Last week, Yudhoyono gave similar orders following the brouhaha over the fuel subsidy.
Presidential spokesman Julian Aldrin Pasha said all air conditioners in the complex had been set to 25 degrees Celsius, from the usual 16 to 17 degrees, as part of the nationwide energy-saving campaign initiated by Yudhoyono.
Julian said the five- to eight-degree difference could save electricity significantly despite the fact many of the air conditioners were so old that they consumed more energy.
Palace staffers also said a number of high-ranking officials now came to the palace donning simpler attire and leaving their suits at home.
The President, as well as a number of Cabinet members, however, still wore a formal suit during the inauguration ceremony of the new National Police Commission members on Monday.
But this time the official vehicles were not left with their engines and air conditioning running.
“I was told not to do that again. We are now allowed only to turn on the car’s air conditioner a few minutes before my boss comes to adjust the temperature in the car,” a ministerial driver said.
Yudhoyono has also adopted a strict illumination policy for the State Palace.
“If you take a tour around this complex, you will notice that there are very few lights on,” Yudhoyono told members of the Supreme Audit Agency during a meeting at the Presidential Office last Wednesday.

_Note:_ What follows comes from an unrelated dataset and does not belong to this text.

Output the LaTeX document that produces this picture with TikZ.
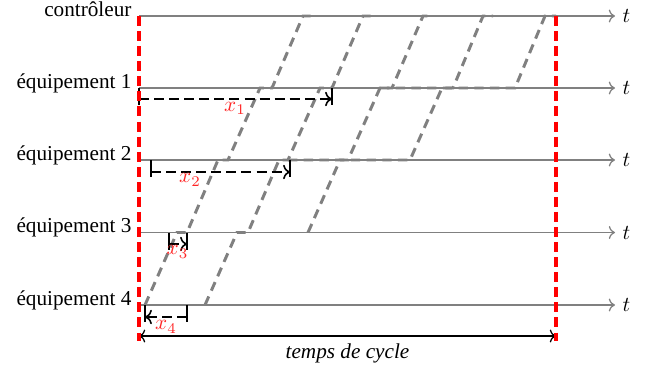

When the day is done, staffers are now ordered to leave office immediately and are discouraged from working overtime. “They say this is to save energy,” a State staffer who wished to remain anonymous said.
Coordinating Economic Minister Hatta Rajasa said that the energy-conservation policy should not be seen as encouraging government employees to take on less work.
“We don’t advise civil servants to reduce productivity, we advise them to utilize their working hours to the maximum,” he said.
Last week, Yudhoyono delivered the “National Movement on Fuel Energy Conservation” speech which was aired live on national television.
In his speech, he unveiled the government’s five-pronged approach to cutting fuel subsidies and controlling energy consumption. One of the five steps is reducing electricity consumption, particularly in all central and regional government institutions as well as state-owned enterprises’ offices.
The President also appealed for the adoption of a digital surveillance system to record the daily fuel consumption of all vehicles and the provision of fiscal incentives for hybrid and electric vehicles.
A few days after the speech the Presidential complex did look gloomier, a scene that also transpired seven years ago.
In 2005, a year after Yudhoyono began his first term in office, he issued an instruction on energy conservation basically ordering the same thing; turn off lights and turn up air conditioners etc.
The policy lasted for a few months and languished until Yudhoyono renewed his call last week.
Uchok Sky Khadafi from the Indonesian Forum for Budget Transparency (FITRA) said Yudhoyono’s energy conservation drive would probably fail like the last time unless he ordered more severe measures.
“The President could begin by replacing his ministers’ gas-guzzling Toyota Crown Royal Saloon luxury sedans with Toyota Avanzas. That would mean so much more than just giving an order to switch off lights,” he said.